# START OF Dataset content
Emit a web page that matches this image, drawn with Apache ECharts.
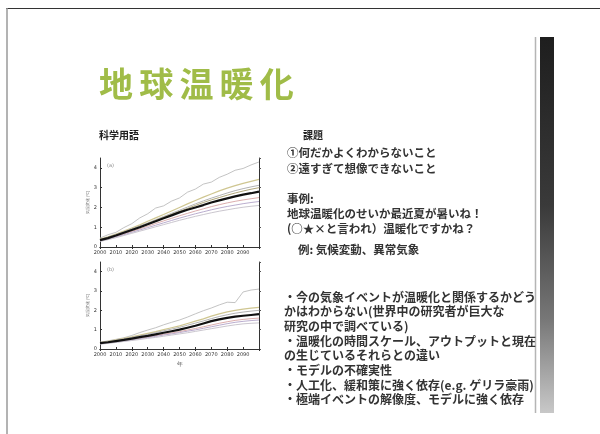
<!DOCTYPE html>
<html>
<head>
<meta charset="utf-8">
<script src="https://cdn.jsdelivr.net/npm/echarts@6/dist/echarts.min.js"></script>
<style>
  html, body { margin: 0; padding: 0; background: #fff; }
  #main { width: 600px; height: 434px; }
</style>
</head>
<body>
<div id="main"></div>
<script>
// 年（5年ごと）
const years = [2000, 2005, 2010, 2015, 2020, 2025, 2030, 2035, 2040, 2045, 2050,
               2055, 2060, 2065, 2070, 2075, 2080, 2085, 2090, 2095, 2100];

// 上のグラフ (a)
const aTop    = [0.45, 0.62, 0.74, 0.98, 1.18, 1.47, 1.68, 1.97, 2.08, 2.32, 2.48, 2.77, 2.93, 3.18, 3.28, 3.52, 3.68, 3.88, 3.97, 4.15, 4.3];
const aKhaki  = [0.40, 0.52, 0.66, 0.80, 0.96, 1.12, 1.30, 1.47, 1.64, 1.82, 2.00, 2.18, 2.35, 2.52, 2.68, 2.84, 2.98, 3.10, 3.22, 3.32, 3.42];
const aGray   = [0.38, 0.50, 0.63, 0.77, 0.92, 1.07, 1.22, 1.38, 1.54, 1.70, 1.86, 2.02, 2.18, 2.33, 2.47, 2.60, 2.73, 2.85, 2.95, 3.04, 3.12];
const aTan    = [0.36, 0.48, 0.60, 0.74, 0.88, 1.03, 1.18, 1.34, 1.50, 1.65, 1.80, 1.95, 2.10, 2.25, 2.38, 2.50, 2.62, 2.73, 2.83, 2.92, 3.00];
const aPink   = [0.33, 0.43, 0.54, 0.66, 0.79, 0.92, 1.05, 1.19, 1.32, 1.45, 1.58, 1.70, 1.82, 1.93, 2.04, 2.14, 2.23, 2.31, 2.38, 2.44, 2.50];
const aPurple = [0.30, 0.40, 0.51, 0.62, 0.74, 0.86, 0.98, 1.10, 1.22, 1.34, 1.46, 1.57, 1.68, 1.78, 1.88, 1.97, 2.05, 2.12, 2.19, 2.25, 2.30];
const aLow    = [0.28, 0.37, 0.47, 0.58, 0.69, 0.80, 0.91, 1.02, 1.13, 1.24, 1.35, 1.45, 1.55, 1.64, 1.73, 1.81, 1.88, 1.95, 2.01, 2.06, 2.10];
const aMean   = [0.35, 0.45, 0.58, 0.72, 0.86, 1.00, 1.15, 1.30, 1.45, 1.60, 1.75, 1.88, 2.00, 2.12, 2.25, 2.36, 2.46, 2.56, 2.65, 2.72, 2.80];

// 下のグラフ (b)
const bTop    = [0.35, 0.42, 0.50, 0.58, 0.70, 0.85, 0.98, 1.10, 1.25, 1.38, 1.50, 1.65, 1.82, 1.98, 2.12, 2.28, 2.42, 2.40, 2.95, 3.05, 3.10];
const bKhaki  = [0.33, 0.40, 0.47, 0.55, 0.63, 0.72, 0.81, 0.90, 1.00, 1.10, 1.20, 1.32, 1.44, 1.56, 1.70, 1.82, 1.92, 2.00, 2.06, 2.11, 2.15];
const bGray   = [0.32, 0.38, 0.45, 0.52, 0.60, 0.68, 0.76, 0.85, 0.94, 1.03, 1.12, 1.23, 1.34, 1.45, 1.57, 1.68, 1.77, 1.85, 1.91, 1.96, 2.00];
const bPink   = [0.28, 0.33, 0.38, 0.44, 0.50, 0.56, 0.62, 0.69, 0.76, 0.83, 0.90, 0.98, 1.06, 1.15, 1.24, 1.33, 1.41, 1.48, 1.53, 1.57, 1.60];
const bPurple = [0.26, 0.31, 0.36, 0.41, 0.47, 0.53, 0.59, 0.65, 0.72, 0.78, 0.85, 0.92, 0.99, 1.07, 1.15, 1.23, 1.31, 1.38, 1.43, 1.47, 1.50];
const bLow    = [0.25, 0.29, 0.34, 0.39, 0.44, 0.49, 0.55, 0.60, 0.66, 0.72, 0.78, 0.84, 0.91, 0.98, 1.05, 1.12, 1.19, 1.25, 1.30, 1.33, 1.35];
const bMean   = [0.30, 0.35, 0.41, 0.47, 0.54, 0.61, 0.68, 0.76, 0.84, 0.92, 1.00, 1.10, 1.20, 1.32, 1.44, 1.53, 1.61, 1.67, 1.72, 1.76, 1.80];

// スライドの文字
const titleChars = ['地', '球', '温', '暖', '化'];
const textLines = [
  '①何だかよくわからないこと',
  '②遠すぎて想像できないこと',
  '',
  '事例:',
  '地球温暖化のせいか最近夏が暑いね！',
  '(○★×と言われ）温暖化ですかね？'
];
const bulletLines = [
  '・今の気象イベントが温暖化と関係するかどう',
  'かはわからない(世界中の研究者が巨大な',
  '研究の中で調べている)',
  '・温暖化の時間スケール、アウトプットと現在',
  'の生じているそれらとの違い',
  '・モデルの不確実性',
  '・人工化、緩和策に強く依存(e.g. ゲリラ豪雨)',
  '・極端イベントの解像度、モデルに強く依存'
];

const FONT = '"Noto Sans CJK JP", sans-serif';
const chart = echarts.init(document.getElementById('main'));

const pairs = arr => years.map((y, i) => [y, arr[i]]);

const lineSeries = (gi, name, arr, color, width, z) => ({
  name: name,
  type: 'line',
  xAxisIndex: gi * 2,
  yAxisIndex: gi * 2,
  data: pairs(arr),
  showSymbol: false,
  silent: true,
  z: z || 2,
  lineStyle: { color: color, width: width }
});

const xAxes = [];
const yAxes = [];
[0, 1].forEach(gi => {
  xAxes.push({
    type: 'value', gridIndex: gi, min: 2000, max: 2100, interval: 10,
    name: gi === 1 ? '年' : '', nameLocation: 'middle', nameGap: 12,
    nameTextStyle: { fontSize: 6, color: '#555' },
    axisLine: { lineStyle: { color: '#333', width: 1 } },
    axisTick: { inside: true, length: 2, lineStyle: { color: '#333' } },
    axisLabel: {
      fontSize: 5, color: '#333', margin: 3, showMaxLabel: false, fontFamily: 'DejaVu Sans',
      formatter: v => String(v)
    },
    splitLine: { show: false }
  });
  xAxes.push({
    type: 'value', gridIndex: gi, position: 'top', min: 2000, max: 2100, interval: 20,
    axisLine: { lineStyle: { color: '#333', width: 1 } },
    axisTick: { inside: true, length: 2, lineStyle: { color: '#333' } },
    axisLabel: { show: false }, splitLine: { show: false }
  });
  yAxes.push({
    type: 'value', gridIndex: gi, min: 0, max: 4.5, interval: 1,
    name: '気温変化 (℃)', nameLocation: 'middle', nameGap: 9, nameRotate: 90,
    nameTextStyle: { fontSize: 4, color: '#777' },
    axisLine: { show: true, lineStyle: { color: '#333', width: 1 } },
    axisTick: { show: true, inside: true, length: 2, lineStyle: { color: '#333' } },
    axisLabel: { fontSize: 5, color: '#333', margin: 3, showMaxLabel: false, fontFamily: 'DejaVu Sans' },
    splitLine: { show: false }
  });
  yAxes.push({
    type: 'value', gridIndex: gi, position: 'right', min: 0, max: 4.5, interval: 1,
    axisLine: { show: true, lineStyle: { color: '#333', width: 1 } },
    axisTick: { show: true, inside: false, length: 2, lineStyle: { color: '#555' } },
    axisLabel: { show: false }, splitLine: { show: false }
  });
});

const graphics = [
  // 枠線
  { type: 'line', shape: { x1: 6, y1: 8.5, x2: 600, y2: 8.5 }, style: { stroke: '#333', lineWidth: 1.2 } },
  { type: 'line', shape: { x1: 7, y1: 8, x2: 7, y2: 434 }, style: { stroke: '#9a9a9a', lineWidth: 1.5 } },
  // 右側の縦帯
  { type: 'line', shape: { x1: 535.5, y1: 37, x2: 535.5, y2: 413 }, style: { stroke: '#b5b5b5', lineWidth: 1.5 } },
  {
    type: 'rect', shape: { x: 540, y: 37, width: 14, height: 376 },
    style: {
      fill: new echarts.graphic.LinearGradient(0, 0, 0, 1, [
        { offset: 0, color: '#1e1e1e' },
        { offset: 0.45, color: '#3a3a3a' },
        { offset: 0.75, color: '#777' },
        { offset: 1, color: '#c8c8c8' }
      ])
    }
  },
  // 見出し
  { type: 'text', x: 99, y: 135, style: { text: '科学用語', font: 'bold 10px ' + FONT, fill: '#222', verticalAlign: 'middle' } },
  { type: 'text', x: 303, y: 135, style: { text: '課題', font: 'bold 10px ' + FONT, fill: '#222', verticalAlign: 'middle' } },
  { type: 'text', x: 298, y: 250, style: { text: '例: 気候変動、異常気象', font: 'bold 11.5px ' + FONT, fill: '#333', verticalAlign: 'middle' } },
  // グラフ内のラベル
  { type: 'text', x: 107, y: 166, style: { text: '(a)', font: '5px DejaVu Sans', fill: '#888', verticalAlign: 'middle' } },
  { type: 'text', x: 107, y: 270, style: { text: '(b)', font: '5px DejaVu Sans', fill: '#888', verticalAlign: 'middle' } }
];

titleChars.forEach((c, i) => {
  graphics.push({
    type: 'text', x: 116 + i * 40.2, y: 84,
    style: { text: c, font: 'bold 34px ' + FONT, fill: '#a0bc48', align: 'center', verticalAlign: 'middle' }
  });
});
textLines.forEach((t, i) => {
  if (!t) return;
  graphics.push({
    type: 'text', x: 287, y: 153 + i * 15.2,
    style: { text: t, font: 'bold 11.5px ' + FONT, fill: '#333', verticalAlign: 'middle' }
  });
});
bulletLines.forEach((t, i) => {
  graphics.push({
    type: 'text', x: 284, y: 297 + i * 14.7,
    style: { text: t, font: 'bold 12px ' + FONT, fill: '#333', verticalAlign: 'middle' }
  });
});

const option = {
  backgroundColor: '#fff',
  animation: false,
  grid: [
    { left: 100, top: 158, width: 159, height: 89 },
    { left: 100, top: 262, width: 159, height: 87 }
  ],
  xAxis: xAxes,
  yAxis: yAxes,
  series: [
    lineSeries(0, 'top', aTop, '#b4b4b4', 0.8),
    lineSeries(0, 'khaki', aKhaki, '#cfc691', 1.2),
    lineSeries(0, 'gray', aGray, '#a9a9a9', 0.9),
    lineSeries(0, 'tan', aTan, '#a49a6a', 0.9),
    lineSeries(0, 'pink', aPink, '#d7a4a4', 0.9),
    lineSeries(0, 'purple', aPurple, '#b2a4c8', 0.9),
    lineSeries(0, 'low', aLow, '#c4c0c8', 0.9),
    lineSeries(0, 'mean', aMean, '#111', 2.2, 5),
    lineSeries(1, 'top', bTop, '#b4b4b4', 0.8),
    lineSeries(1, 'khaki', bKhaki, '#cfc691', 1.2),
    lineSeries(1, 'gray', bGray, '#a9a9a9', 0.9),
    lineSeries(1, 'pink', bPink, '#d7a4a4', 0.9),
    lineSeries(1, 'purple', bPurple, '#b2a4c8', 0.9),
    lineSeries(1, 'low', bLow, '#c4c0c8', 0.9),
    lineSeries(1, 'mean', bMean, '#111', 2.2, 5)
  ],
  graphic: graphics
};

chart.setOption(option);
window.addEventListener('resize', () => chart.resize());
</script>
</body>
</html>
# END OF Dataset content
__Task description__: Pictures stay out. Repeat only the lines from the beginning of the data through the line that has "2055, 2060, 2065, 2070, 2075, 2080, 2085, 2090, 2095, 2100];".

__Written solution__:
Emit a web page that matches this image, drawn with Apache ECharts.
<!DOCTYPE html>
<html>
<head>
<meta charset="utf-8">
<script src="https://cdn.jsdelivr.net/npm/echarts@6/dist/echarts.min.js"></script>
<style>
  html, body { margin: 0; padding: 0; background: #fff; }
  #main { width: 600px; height: 434px; }
</style>
</head>
<body>
<div id="main"></div>
<script>
// 年（5年ごと）
const years = [2000, 2005, 2010, 2015, 2020, 2025, 2030, 2035, 2040, 2045, 2050,
               2055, 2060, 2065, 2070, 2075, 2080, 2085, 2090, 2095, 2100];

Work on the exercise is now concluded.